Hal Rogers, the Republican chairman of the House Appropriations Committee, represents Owsley county and got 84 percent of its vote. His 5th congressional district in southeast Kentucky has the largest proportion of food stamp recipients among any held by a Republican, the data shows. Kentucky’s Owsley County, which backed Romney with 81 percent of its vote, has the largest proportion of food stamp recipients among those that he carried.
Stella Marshall is among the food stamp users in Owsley County. Around the fifth of each month, she heads to a discount grocery store to buy staples: macaroni, beans, corn meal and peanut butter. At the checkout, she swipes the Electronic Benefit Transfer card that carries the $352 in food stamps she receives each month. “Of all the things they could cut in America, it shouldn’t be the food stamp program,” said Marshall, 58, who received Social Security disability payments and is raising three grandchildren, ages 7 through 17, in Booneville, Kentucky, on a monthly income of $1,255, all from the state or federal government.
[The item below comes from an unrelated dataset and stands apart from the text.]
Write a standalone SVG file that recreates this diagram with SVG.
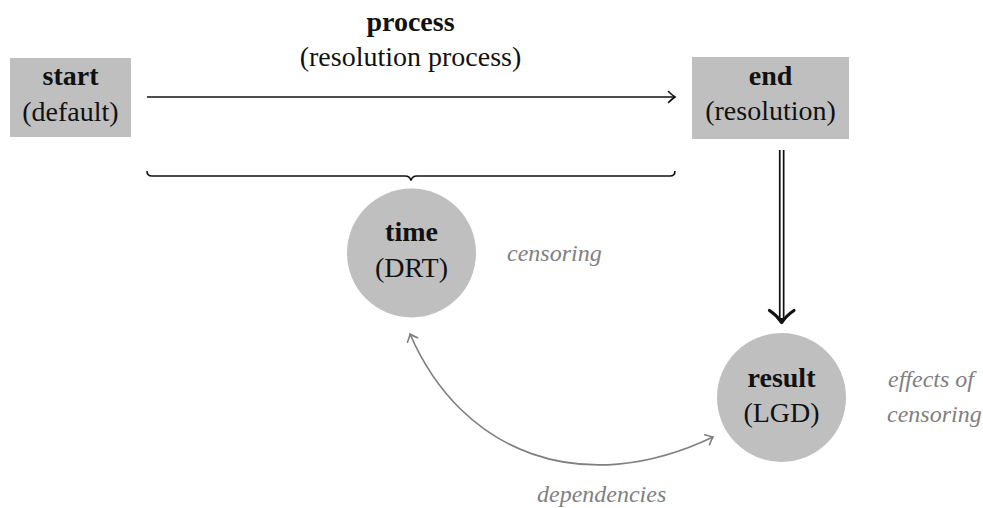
<svg xmlns="http://www.w3.org/2000/svg" width="983" height="508" viewBox="0 0 983 508">
<style>
.box{fill:#bfbfbf}
.node{font-family:"Liberation Serif","Times New Roman",serif;font-size:28px;fill:#111;text-anchor:middle}
.b{font-weight:bold}
.note{font-family:"Liberation Serif","Times New Roman",serif;font-size:24px;font-style:italic;fill:#808080}
.blk{fill:none;stroke:#111;stroke-width:1.6}
.gry{fill:none;stroke:#808080;stroke-width:1.7}
</style>
<defs>
<marker id="toBlack" markerUnits="userSpaceOnUse" viewBox="-8 -7 10 14" refX="0" refY="0" markerWidth="10" markerHeight="14" orient="auto" overflow="visible">
<path d="M-6.5,-5.5 Q-2,-1.2 0,0 Q-2,1.2 -6.5,5.5" fill="none" stroke="#111" stroke-width="1.6" stroke-linecap="round"/>
</marker>
<marker id="toGray" markerUnits="userSpaceOnUse" viewBox="-8 -7 10 14" refX="0" refY="0" markerWidth="10" markerHeight="14" orient="auto-start-reverse" overflow="visible">
<path d="M-6.5,-5.5 Q-2,-1.2 0,0 Q-2,1.2 -6.5,5.5" fill="none" stroke="#808080" stroke-width="1.6" stroke-linecap="round"/>
</marker>
</defs>

<g id="connectors">
<line class="blk" x1="147" y1="97" x2="675" y2="97" marker-end="url(#toBlack)"/>
<path class="blk" stroke-width="1.3" d="M147,171 Q147,176 152,176 L405,176 Q410,176 411,180.5 Q412,176 417,176 L670,176 Q675,176 675,171"/>
<line x1="781.7" y1="150" x2="781.7" y2="320" stroke="#111" stroke-width="5.6"/>
<line x1="781.7" y1="150" x2="781.7" y2="318" stroke="#fff" stroke-width="2.2"/>
<path d="M769.5,310.5 Q777,315.5 781.7,322.5 Q786.4,315.5 794,310.5" fill="none" stroke="#111" stroke-width="3.2" stroke-linecap="round" stroke-linejoin="round"/>
<path class="gry" d="M410,334 C462,454 582.5,499.4 713,437" marker-start="url(#toGray)" marker-end="url(#toGray)"/>
</g>

<g id="start">
<rect class="box" x="10" y="58" width="121" height="79"/>
<text class="node b" x="70.5" y="85">start</text>
<text class="node" x="70.5" y="120.5">(default)</text>
</g>

<g id="end">
<rect class="box" x="692" y="57" width="157" height="82"/>
<text class="node b" x="770.5" y="85">end</text>
<text class="node" x="770.5" y="120">(resolution)</text>
</g>

<g id="process">
<text class="node b" x="410.5" y="31">process</text>
<text class="node" x="410.5" y="66">(resolution process)</text>
</g>

<g id="time">
<circle class="box" cx="411.5" cy="253" r="64.5"/>
<text class="node b" x="411.5" y="241">time</text>
<text class="node" x="411.5" y="277">(DRT)</text>
</g>

<g id="result">
<circle class="box" cx="781.5" cy="397.5" r="64.5"/>
<text class="node b" x="781.5" y="387">result</text>
<text class="node" x="781.5" y="422">(LGD)</text>
</g>

<g id="notes">
<text class="note" x="507" y="261">censoring</text>
<text class="note" x="888" y="387">effects of</text>
<text class="note" x="887" y="422">censoring</text>
<text class="note" x="537" y="502">dependencies</text>
</g>
</svg>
The program, in part because of its rapid growth, became a target for Republicans in their ongoing fight with President Barack Obama and other Democrats over reducing federal budget deficits. Food stamp expenditures grew to $78 billion last year, more than double the amount when the recession started, and has 47 million recipients. In addition, the program has been subjected to allegations of fraud.
More than half of the Owsley County’s population — 52 percent — received food stamps in 2011, the most recent yearly number available. The county, which in 2012 was 97.6 percent non-Hispanic white and had 4,722 residents, had a median household income of $19,344, well below the Kentucky median of $42,248 and the $52,762 figure nationally, U.S. census data shows. Roughly four in 10 residents live below the poverty line.
After Rogers was criticized for his votes in an editorial by the Lexington Herald-Leader, he and other Kentucky lawmakers responded with a letter the newspaper published.
“We supported both versions of the farm bill because we believe we must strengthen our social safety net for those who need it by reforming our broken food stamp system that, according to the Obama administration, has sent $2.7 billion in improper SNAP payments so far this year,” the letter said. “Reforming the food stamp program is not about being ’spiteful’ or denying people benefits; it’s about eliminating the waste that prevents Kentucky families who truly need help from getting it.”